Students at UW have expressed fear and concern over today’s accident and the icy conditions campus-wide, taking to Twitter to speak out:
@UW Either put (a lot) more grit out or shut campus. Is one death not enough to show that your response to snow was abysmal and needs to be changed? Unimaginable to think what her friends and family are going through… RIP. https://t.co/u0EfRj7dqY
— MKG (@mkgeorgiouu) February 7, 2019
Update: Feb 7, 2019
Earlier today, UWPD issued an update regarding yesterday’s fatality of a student, now identified as Hayley Smith.
- Detectives were able to identify witnesses and are following up with each of the witnesses today
- Detectives determined there was both ice and clear, dry patches on the sidewalk in and around the area where the victim fell
- Detectives will likely substantially complete their investigation by tomorrow afternoon
- The next of kin received notification
The King Country Medical Examiner has since ruled the student died of natural causes due to a pulmonary embolism and not from a slip and fall, as was first reported. Cliff Peng, identified as Smith’s boyfriend, stated that he witnessed the entire incident.
“I saw it happen right in front of my own eyes. We were just on our way from one class to the next. She told me to ‘wait a moment,’ to catch a breath and stepped off to the side to make way for others, and the next thing I knew, she was on the ground, broken glasses and blood all over. We called the emergency services right away. They tried their best to save her, her consciousness came and went until it finally faded away….”

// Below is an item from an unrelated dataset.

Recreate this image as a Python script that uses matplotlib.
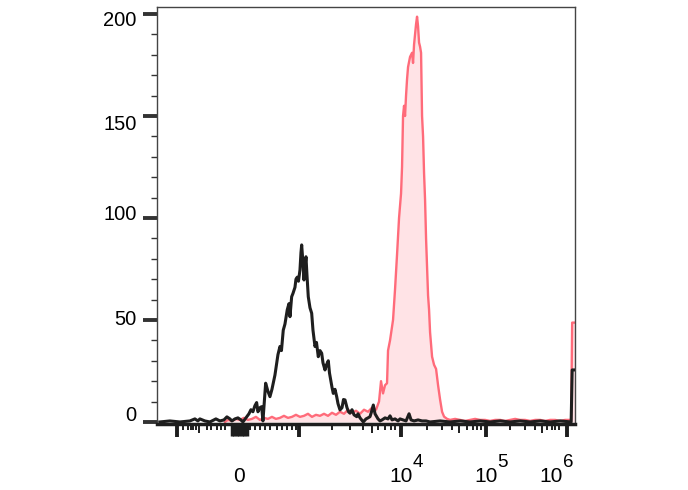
import numpy as np
import matplotlib
matplotlib.use("Agg")
import matplotlib.pyplot as plt
import matplotlib.transforms as mtransforms

plt.rcParams['font.family'] = ['Liberation Sans', 'DejaVu Sans']

# display channel (biexponential scale, 0..418) vs. cell count
stained_x = [68, 71, 75, 79, 83, 87, 91, 95, 99, 103, 107, 111, 115, 119, 123, 127, 131, 135,
             139, 143, 147, 151, 155, 159, 163, 167, 171, 175, 179, 183, 187, 191, 195, 199,
             203, 207, 211, 215, 219, 222, 224, 226, 228, 230, 231, 233, 236, 238, 240, 242,
             244, 245, 246, 247, 248, 249, 250, 251, 253, 255, 256, 257, 258, 259, 260, 261,
             262, 263, 264, 265, 266, 267, 268, 269, 270, 271, 272, 273, 274, 275, 277, 279,
             280, 281, 283, 285, 287, 290, 293, 298, 303, 308, 313, 318, 323, 328, 333, 338,
             343, 348, 353, 358, 363, 368, 373, 378, 383, 388, 393, 398, 403, 408, 414, 415, 418]
stained_y = [0, 1, 0.5, 1.5, 1, 2, 1, 1.5, 2.5, 1, 2, 1.5, 2.5, 1.5, 2, 3, 2, 2.5,
             3.5, 2.5, 3, 4, 2.5, 3.5, 3, 4, 3, 4.5, 3.5, 5, 4, 6, 4.5, 5.5,
             4, 6, 5, 7, 6, 10, 20, 14, 18, 19, 35, 40, 50, 65, 82, 100,
             112, 125, 150, 155, 150, 160, 168, 174, 179, 181, 176, 185, 190, 195, 198.7, 194,
             186, 184, 181, 150, 140, 122, 109, 90, 76, 62, 55, 44, 38, 32, 28, 26,
             22, 18, 11, 5, 2.6, 1.5, 1, 1.5, 1, 0.5, 1, 1.5, 1, 1, 0.5, 1,
             1, 0.5, 1, 1.5, 1, 1, 0.5, 1, 1, 0.5, 1, 1, 0.5, 1, 1, 48.7, 48.7]

control_x = [3, 13, 23, 33, 38, 41, 43, 48, 53, 59, 63, 67, 70, 73, 75, 78, 81, 84, 86, 89,
             92, 94, 96, 98, 99.7, 101, 103, 104.7, 106, 108.7, 111, 113, 115, 116.3, 118,
             119.7, 121, 123, 124.5, 126.3, 128, 130.3, 132, 133, 134.7, 136, 138, 139, 140.3,
             141.5, 143, 144, 144.7, 146, 147, 148, 149, 150, 151.3, 153, 154.7, 156, 158,
             159.5, 161.3, 163, 164.7, 166, 168, 169.5, 171.3, 172.5, 173.7, 175, 176.3, 178,
             179.7, 181, 183, 185, 186.5, 188, 190, 191.5, 193, 195, 197, 199.7, 201, 203,
             206.3, 209, 211, 213, 214.5, 216.3, 218, 219.7, 221, 223, 225, 228, 231, 233,
             235, 238, 241, 243, 246, 249, 252, 254, 257, 261, 265, 269, 273, 283, 293, 303,
             313, 323, 333, 343, 353, 363, 373, 383, 393, 403, 414, 415, 418]
control_y = [0, 0.5, 0, 0.5, 1.5, 0.5, 1.5, 0.5, 0, 1.5, 0.5, 1, 2.5, 1.5, 0.5, 1.5, 2, 1, 0, 2,
             4, 6, 5, 8, 9.5, 5, 7, 7.5, 0.5, 19, 15, 12.4, 16, 19, 23,
             28.8, 33, 37, 35, 45, 48, 55, 58, 51.6, 61.4, 63, 66, 70, 71,
             69, 74.5, 83, 86.8, 78, 69.6, 76, 81, 72, 61.4, 56, 53.3, 45, 37,
             39, 32, 35, 33.7, 29, 25.5, 28, 30, 24, 20.6, 17, 14, 16,
             12.4, 9, 5.9, 7, 11, 10.8, 7, 5, 4.3, 6, 3.5, 2.6, 4, 2,
             0, 1.5, 2, 2.6, 5, 8.3, 4, 2.6, 1.5, 0.5, 1, 2, 1.5, 3,
             1, 1.5, 0.5, 1.5, 1, 0.5, 4, 1, 0.5, 1, 0.5, 0.5, 0, 0.5, 0, 0.5,
             0, 0.5, 0, 0.5, 0, 0.5, 0, 0.5, 0, 0.5, 0, 25.5, 25.5]

# axis ticks on the display scale
major_ticks = [20.3, 142, 244, 329, 409.7]
zero_ticks = [75, 77.5, 80, 82.5, 85, 87.5, 90]
medium_ticks = [42.3, 215.3, 302.3, 384.7]
minor_ticks = [26.3, 30.7, 33.7, 36.3, 39, 49.7, 54, 59.7, 63.7, 68, 93, 98, 103, 108, 113,
               119.7, 124.7, 129.7, 134.7, 138.7, 175.3, 193, 206.3, 221.3, 228, 233.7, 238,
               269.7, 284.7, 294.7, 310.3, 315.7, 320.3, 323.7, 353, 368, 378, 389.7, 394.7,
               398, 402.3]
zero_label_pos = 82
decade_label_pos = [244, 329, 394]
decade_exponents = ['4', '5', '6']

y_major = [0, 50, 100, 150, 200]
y_label_shift = [-6, 0, -3, 8, 6.5]   # pixel nudges of the y labels, as in the source

fig = plt.figure(figsize=(6.88, 4.90), dpi=100)
ax = fig.add_axes([0.228, 0.1347, 0.608, 0.85])

ax.fill_between(stained_x, 0, stained_y, color='#ffe3e6', linewidth=0, zorder=1)
ax.plot(stained_x, stained_y, color='#ff6b7a', linewidth=1.7, zorder=2)
ax.plot(control_x, control_y, color='#1e1e1e', linewidth=2.2, zorder=3)

ax.set_xlim(0, 418)
ax.set_ylim(-1, 203.2)

# y axis
ax.set_yticks(y_major)
ax.set_yticklabels([])
ax.set_yticks(np.arange(10, 200, 10), minor=True)
ax.tick_params(axis='y', which='major', length=10, width=2.8, color='#333333')
ax.tick_params(axis='y', which='minor', length=4.5, width=1, color='#333333')
ytrans = mtransforms.blended_transform_factory(ax.transAxes, ax.transData)
for v, s in zip(y_major, y_label_shift):
    off = mtransforms.ScaledTranslation(-20 / 100, -s / 100, fig.dpi_scale_trans)
    ax.text(0, v, str(v), transform=ytrans + off, ha='right', va='center', fontsize=14.5)

# x axis: custom biexponential ticks
ax.set_xticks([])
xtrans = mtransforms.blended_transform_factory(ax.transData, ax.transAxes)
for positions, length, width in [(major_ticks, 13, 2.8), (zero_ticks, 12, 2.5),
                                  (medium_ticks, 9, 1.4), (minor_ticks, 6, 1.4)]:
    for p in positions:
        ax.plot([p, p], [0, -length / 416.5], transform=xtrans, color='#1e1e1e',
                linewidth=width, clip_on=False, solid_capstyle='butt', zorder=4)

base_y = -0.1385
ax.text(zero_label_pos, base_y, '0', transform=xtrans, ha='center', va='baseline', fontsize=15)
for p, e in zip(decade_label_pos, decade_exponents):
    ax.text(p, base_y, '10', transform=xtrans, ha='center', va='baseline', fontsize=15)
    off = mtransforms.ScaledTranslation(11.5 / 100, 15 / 100, fig.dpi_scale_trans)
    ax.text(p, base_y, e, transform=xtrans + off, ha='left', va='baseline', fontsize=13.5)

for side in ['top', 'right', 'left']:
    ax.spines[side].set_linewidth(1.0)
    ax.spines[side].set_color('#444444')
ax.spines['bottom'].set_linewidth(2.5)
ax.spines['bottom'].set_color('#1e1e1e')

fig.savefig('out.png', dpi=100)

A statement was also released today by the UW President, Ana Mari Cauce, addressing the issue of campus safety and inclement weather conditions. Cauce stated that she spoke with the student’s family, but did not give any further details on yesterday’s incident. This is the first statement released by the Office of the President which comes in the midst of student outcry criticizing the administration’s lack of comment on recent instances of campus violence and safety concerns.
This is an ongoing story and will be updated.